What are the best maintenance strategies for the circular economy?
So, here are the maintenance requirements of the new circular economy: ensuring equipment reliability, maximising asset useful life, and avoiding waste. Reactive maintenance is virtually ruled out. Preventive maintenance seems insufficient. But these maintenance strategies gain prominence:
- Condition-based maintenance, where the condition of the equipment is monitored in real time. This makes it possible to always maintain the best conditions and to resolve any malfunctions promptly.
- Total Productive Maintenance (TPM), where each employee takes responsibility for their equipment and actively participates in daily maintenance.
- Reliability Centred Maintenance (RCM), which focuses on maintaining the reliability of each piece of equipment with customised maintenance plans.
- Maintenance from a lean perspective. Not exactly a maintenance strategy, it is a proposal to apply a lean methodology to maintenance.

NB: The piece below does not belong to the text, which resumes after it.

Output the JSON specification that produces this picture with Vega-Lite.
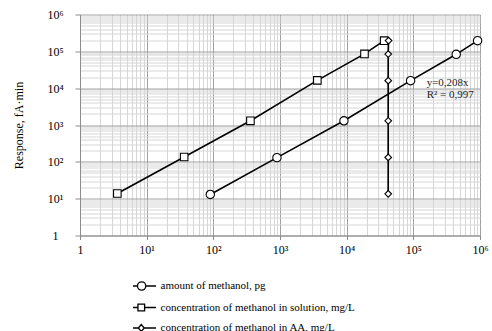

In addition, there are other changes coming. As the circular model spreads across all sectors and technology evolves, there are at least two changes that can make a difference in the everyday life of maintenance managers:
- Repair rather than replace: choosing between repair and replacement is never an easy decision. However, overhauling equipment, rather than replacing it, reduces the need for new parts and decreases waste. Caterpillar, through the Cat Reman program, rebuilds end-of-life equipment and offers customers “same-as-new” equipment at a fraction of the cost. So, not only should you put both options on the table – you should also take these types of programmes into consideration when choosing a supplier.
- “Digital twins”: one of the most promising technologies is digital twins of factories and other infrastructure. Digital twins can be used to test, develop, and validate production and maintenance cycles. Thus, we are able to explore and find the strategies that ensure more productivity. Digital twins can also be coupled with machine learning, predictive models, deep learning, and other technologies in Maintenance 5.0.
Maintenance plays an essential role in extending the useful life of equipment, decreasing waste, and making the circular economy cycle long and productive. However, when reliability becomes a priority, you need to adjust your maintenance strategy with that goal in mind.